Okay. Any advice or ideas are much appreciated!


  1. I think it helps even though he's six months old. Reinforcing would be great but I would not translate at all. He'll figure that out in time by himself. I would suggest playing as much as possible as often as possible. Any regular exposure to the target language can only be helpful. I don't think he'll be confused, especially not when you're starting early like this. It will seem very normal since it will be the norm, if that makes sense. Even 'passive' exposure is helpful.

  2. Hi Sarah,
    I totally agree. I have tons of French music for the kids, and played it from the time they were born. I think any type of music, at any age, (Ok, maybe not gangsta rap s) is good for kiddos, whether it's for language exposure or not.
    I've got some great CDs.
    je t'appellerai.

  3. Sure, any music is great, but I wouldn't say it's the magic potion for helping a child to become bilingual. The best thing for your nephew is to hear YOU talking to him in French and French only even if he can't answer back yet.

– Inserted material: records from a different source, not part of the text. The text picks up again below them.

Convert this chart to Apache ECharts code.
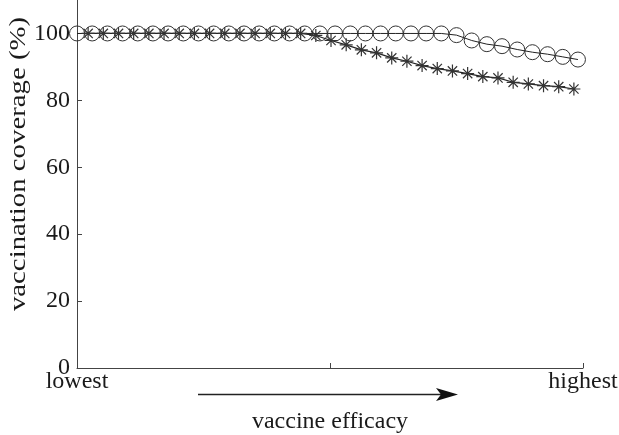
<!DOCTYPE html>
<html>
<head>
<meta charset="utf-8">
<script src="https://cdn.jsdelivr.net/npm/echarts@6/dist/echarts.min.js"></script>
<style>html,body{margin:0;padding:0;background:#fff;}#c{width:619px;height:435px;}</style>
</head>
<body>
<div id="c"></div>
<script>
// x positions (0 = lowest efficacy, 1 = highest efficacy)
var circleX = [0.000,0.030,0.060,0.090,0.120,0.150,0.180,0.210,0.240,0.270,0.300,0.330,0.360,0.390,0.420,0.450,0.480,0.510,0.540,0.570,0.600,0.630,0.660,0.690,0.720,0.750,0.780,0.810,0.840,0.870,0.900,0.930,0.960,0.990];
var circleY = [100,100,100,100,100,100,100,100,100,100,100,100,100,100,100,100,100,100,100,100,100,100,100,100,100,99.5,97.9,96.8,96.2,95.2,94.4,93.8,93.0,92.2];
var starX = [0.022,0.052,0.082,0.112,0.142,0.172,0.202,0.232,0.262,0.292,0.322,0.352,0.382,0.412,0.442,0.472,0.502,0.532,0.562,0.592,0.622,0.652,0.682,0.712,0.742,0.772,0.802,0.832,0.862,0.892,0.922,0.952,0.982];
var starY = [100,100,100,100,100,100,100,100,100,100,100,100,100,100,100,99.4,97.9,96.6,95.1,94.2,92.7,91.7,90.4,89.5,88.8,88.0,87.1,86.7,85.4,84.9,84.4,84.1,83.4];
var yTicks = [0,20,40,60,80,100];
var xLabels = {0:'lowest',1:'highest'};
var yName = 'vaccination coverage (%)';
var xName = 'vaccine efficacy';

function pairs(xs, ys){ return xs.map(function(x,i){return [x, ys[i]];}); }

var FONT = '"Liberation Serif", "Times New Roman", Times, serif';
var ink = '#1a1a1a';
var chart = echarts.init(document.getElementById('c'), null, {renderer:'canvas'});
chart.setOption({
  animation: false,
  backgroundColor: '#fff',
  grid: {left: 77, right: 36, top: 0, bottom: 67, containLabel: false, outerBoundsMode: 'none'},
  xAxis: {
    type: 'value', min: 0, max: 1, interval: 0.5,
    name: xName, nameLocation: 'middle', nameGap: 42,
    nameTextStyle: {fontFamily: FONT, fontSize: 24, color: ink},
    axisLine: {show: true, lineStyle: {color: '#444', width: 1}},
    axisTick: {show: true, inside: true, length: 5, lineStyle: {color: '#444'}},
    axisLabel: {
      margin: 2, fontFamily: FONT, fontSize: 24, color: ink,
      formatter: function(v){ return xLabels[v] || ''; }
    },
    splitLine: {show: false}
  },
  yAxis: {
    type: 'value', min: 0, max: 110, interval: 20,
    axisLine: {show: true, lineStyle: {color: '#444', width: 1}},
    axisTick: {show: true, inside: true, length: 5, lineStyle: {color: '#444'}, customValues: [20,40,60,80,100]},
    axisLabel: {
      margin: 7, fontFamily: FONT, fontSize: 24, color: ink, customValues: yTicks,
      formatter: function(v){ return yTicks.indexOf(v) >= 0 ? String(v) : ''; }
    },
    splitLine: {show: false}
  },
  series: [
    {
      type: 'line', data: pairs(circleX, circleY), clip: false,
      symbol: 'circle', symbolSize: 15,
      lineStyle: {color: '#222', width: 1},
      itemStyle: {color: 'rgba(0,0,0,0)', borderColor: '#333', borderWidth: 1}
    },
    {
      type: 'line', data: pairs(starX, starY), clip: false,
      symbol: 'path://M0,-6L0,6M-6,0L6,0M-4.3,-4.3L4.3,4.3M-4.3,4.3L4.3,-4.3',
      symbolSize: 13,
      lineStyle: {color: '#222', width: 1.2},
      itemStyle: {color: 'rgba(0,0,0,0)', borderColor: '#333', borderWidth: 1.2}
    }
  ],
  graphic: [
    {
      type: 'text', x: 19, y: 164, rotation: Math.PI/2, scaleX: 1.2,
      style: {text: yName, fontFamily: FONT, fontSize: 24, fill: ink, textAlign: 'center', textVerticalAlign: 'middle'}
    },
    {
      type: 'line', shape: {x1: 198, y1: 394.5, x2: 443, y2: 394.5},
      style: {stroke: '#222', lineWidth: 1.3}
    },
    {
      type: 'polygon', shape: {points: [[436,388],[458,394.5],[436,401],[441,394.5]]},
      style: {fill: '#111'}
    }
  ]
});
</script>
</body>
</html>
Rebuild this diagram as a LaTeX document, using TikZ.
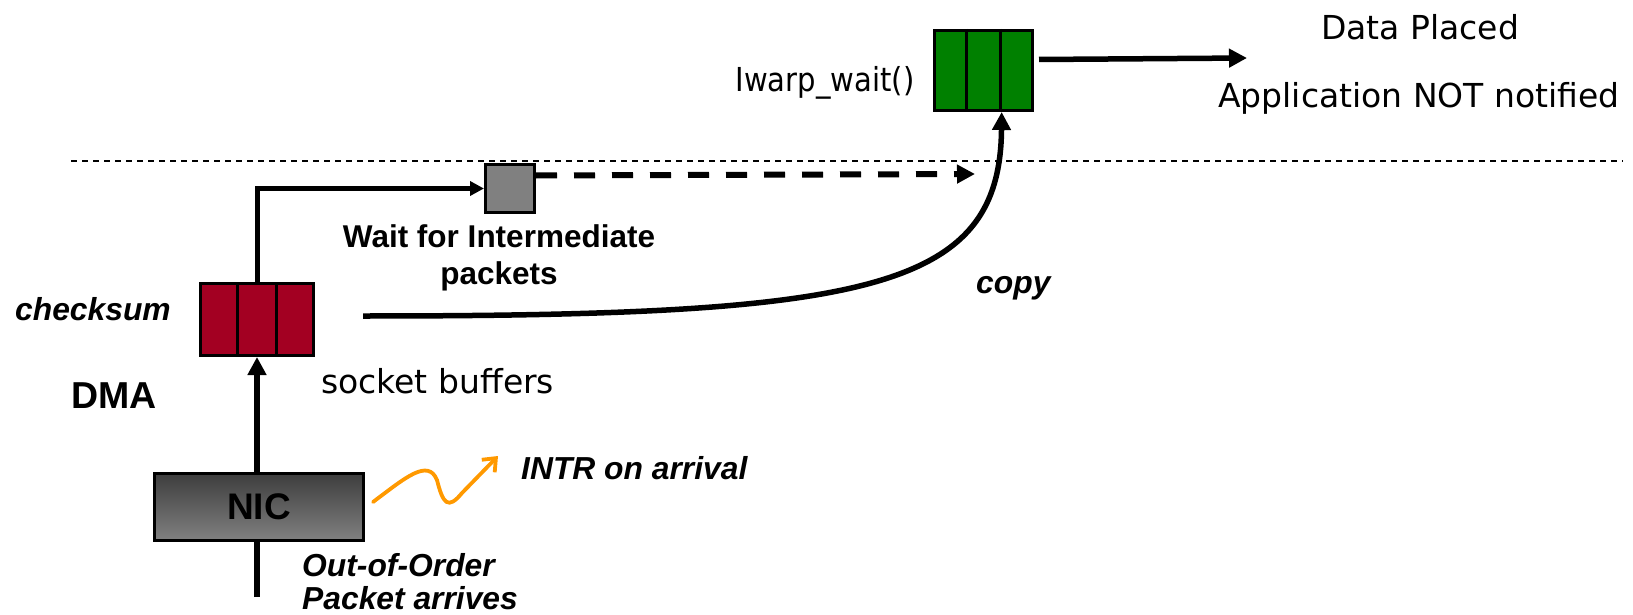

    We've brought up our boys bilinually English/German from birth and it has worked out really well for us.

    Good luck to you!

  4. Thanks for chiming in, Christina. I think you're right that the best thing is lots of comprehensible input from the people who speak French in his life (er, that would be just me).

    What's been hardest for me is training myself to carry on an extended monologue in my foreign language, knowing that my nephew can't reply (and won't be able to for months)! (I'm really more of an introvert.)